El buen oído de Poniatowska para contarnos sus historias con voces, como hace la premio Nobel Svetlana Alexievich; su mirada entrenada para captar en los gestos, ambientes y atmósferas que le ha dado su trabajo de cronista y el ejercicio cotidiano de la escritura han hecho que sus novelas generen una especie de campo magnético. Su prosa imantada por el fluir mismo de la escritura y su riquísimo sedimento de datos nos permiten escuchar a la mismísima Lupe Marín, acercarnos al secreto de la pasión de Diego por Frida, o a un Salvador Novo –a quien siempre hemos visto en pose de desplante y con muchos anillos– atrincherado en su oficina por el miedo que le produce La Prieta Mula.
También podemos verla deambular por París con un Luis Cardoza y Aragón prendido de su brazo queriendo seducirla con citas de autores franceses o resignado a acompañarla a comprar telas y regalos para su familia. Y aunque Frida Kahlo no aparece en primer plano, en ninguna parte de la novela es posible verla tan cerca como la vieron la propia Lupe Marín y sus hijas: cuando Frida se casa con Diego, Lupe Marín le alza el vestido para gritar: por estas piernas me han cambiado. No sólo eso: también es posible acercarnos a ese Jorge Cuesta atormentado por una prolongadísima crisis de identidad o verlo en su laboratorio, donde él era su propio conejillo de indias. El mismo al que consultó Aldous Huxley por sus experimentos con sustancias sicotrópicas; el mismo que amó y odió a Lupe Marín y con quien tuvo un hijo a quien su madre hacía dormir en la azotehuela sin importarle el frío.
En Dos veces única aparece Lupe Marín de cuerpo entero. Una mujer alta e insumisa, una tierra vasta y fértil, a veces árida, a veces tormentosa y despiadada, pero jamás plana
, una mujer rebelde y dura, mala madre según sus hijos y que se convirtió, con los años, en la mejor de las abuelas.
Rivera la pintó varias veces. En su primer mural, La creación, llena de vida, en Chapingo, como la tierra fecundada, y en aquel lienzo donde se aprecia la grandeza de sus manos, las mismas con las que quiso y logró a veces atrapar su mundo.
A veces me da la impresión de que Poniatowska no hace entrevistas, cuentos, novelas, sino partes de un gran mural de palabras, de un lienzo pintado con tinta que empezó a escribir desde que llegó a México.

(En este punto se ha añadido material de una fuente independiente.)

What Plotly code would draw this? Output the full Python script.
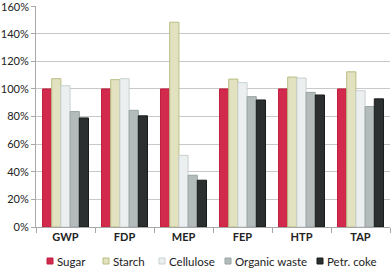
import plotly.graph_objects as go

categories = ["GWP", "FDP", "MEP", "FEP", "HTP", "TAP"]
sugar = [100, 100, 100, 100, 100, 100]
starch = [107.4, 106.7, 148.3, 107.1, 108.6, 112.4]
cellulose = [102.3, 107.4, 51.9, 104.5, 107.9, 98.7]
organic_waste = [83.6, 84.5, 37.5, 94.4, 97.5, 87.2]
petr_coke = [79.0, 80.5, 33.9, 92.0, 95.6, 92.8]
y_ticks = [0, 20, 40, 60, 80, 100, 120, 140, 160]

series_names = ["Sugar", "Starch", "Cellulose", "Organic waste", "Petr. coke"]
series_values = [sugar, starch, cellulose, organic_waste, petr_coke]
fills = ["#D12A4C", "#E2E2C0", "#ECEFEF", "#B3BBBB", "#2B2F2F"]
borders = ["#C0203F", "#B9BD80", "#C9D1D1", "#98A3A3", "#1A1D1D"]

W, H = 392, 268
L, T, B = 36, 6, 41
PW, PH = W - L - 2, H - T - B
fig = go.Figure()
for name, vals, fill, line in zip(series_names, series_values, fills, borders):
    fig.add_trace(go.Bar(
        x=categories, y=vals, name=name,
        marker=dict(color=fill, line=dict(color=line, width=1)),
        showlegend=False,
    ))

# manual legend (swatch + label), positioned in pixels
legend_px = [47, 103, 159, 225, 317]
legend_y = 261
shapes = []
annotations = []
for xp, name, fill, line in zip(legend_px, series_names, fills, borders):
    shapes.append(dict(type="rect", xref="paper", yref="paper",
                       x0=(xp - L) / PW, x1=(xp + 6 - L) / PW,
                       y0=(H - B - (legend_y + 3)) / PH, y1=(H - B - (legend_y - 3)) / PH,
                       fillcolor=fill, line=dict(color=line, width=1)))
    annotations.append(dict(text=name, xref="paper", yref="paper",
                            x=(xp + 8 - L) / PW, y=(H - B - legend_y) / PH,
                            xanchor="left", yanchor="middle", showarrow=False,
                            font=dict(size=11.5, color="#222")))

# top tick label (plotly hides the label sitting on the upper range edge)
top = y_ticks[-1]
annotations.append(dict(text=f"{top}%", xref="paper", yref="y", x=0, y=top,
                        xanchor="right", yanchor="middle", xshift=-5, showarrow=False,
                        font=dict(size=11, color="#222")))
tick_text = [f"{t}%" if t != top else "" for t in y_ticks]

fig.update_layout(
    width=W, height=H,
    margin=dict(l=L, r=2, t=T, b=B, autoexpand=False),
    paper_bgcolor="white", plot_bgcolor="white",
    barmode="group", bargap=0.22, bargroupgap=0.0,
    font=dict(family="Lato, Open Sans, sans-serif", size=11, color="#222"),
    shapes=shapes, annotations=annotations,
    xaxis=dict(showline=True, linecolor="#A8A8A8", ticks="outside", tickson="boundaries",
               ticklen=5, tickcolor="#A8A8A8",
               tickfont=dict(size=11, family="Lato, Open Sans, sans-serif", weight="bold")),
    yaxis=dict(range=[0, 160.05], tickvals=y_ticks, ticktext=tick_text,
               showgrid=True, gridcolor="#C8C8C8", gridwidth=1, showline=True,
               linecolor="#A8A8A8", ticks="outside", ticklen=4, tickcolor="#A8A8A8",
               zeroline=False, tickfont=dict(size=11)),
)

fig.write_html("out.html", config={"displayModeBar": False},
               post_script="document.body.style.margin='0px';")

Si Diego Rivera pintó su Sueño de una tarde dominical en la Alameda Central, Elena nos ha ido entregando ese México que atrae y causa repulsa, con mujeres y hombres admirables y otros que preferíamos no conocer. Tal vez sólo le falte contarnos, de todas las historias que ha contado, la historia de sus días, la gran novela, la gran crónica sobre esa escritora que llevaba a su hijo mayor a sus entrevistas con los presos políticos en Lecumberri. La misma que arrullaba a sus otros hijos con la máquina de escribir. La misma que nos entrega en Dos veces única otra parte de ese México superior al que vivimos.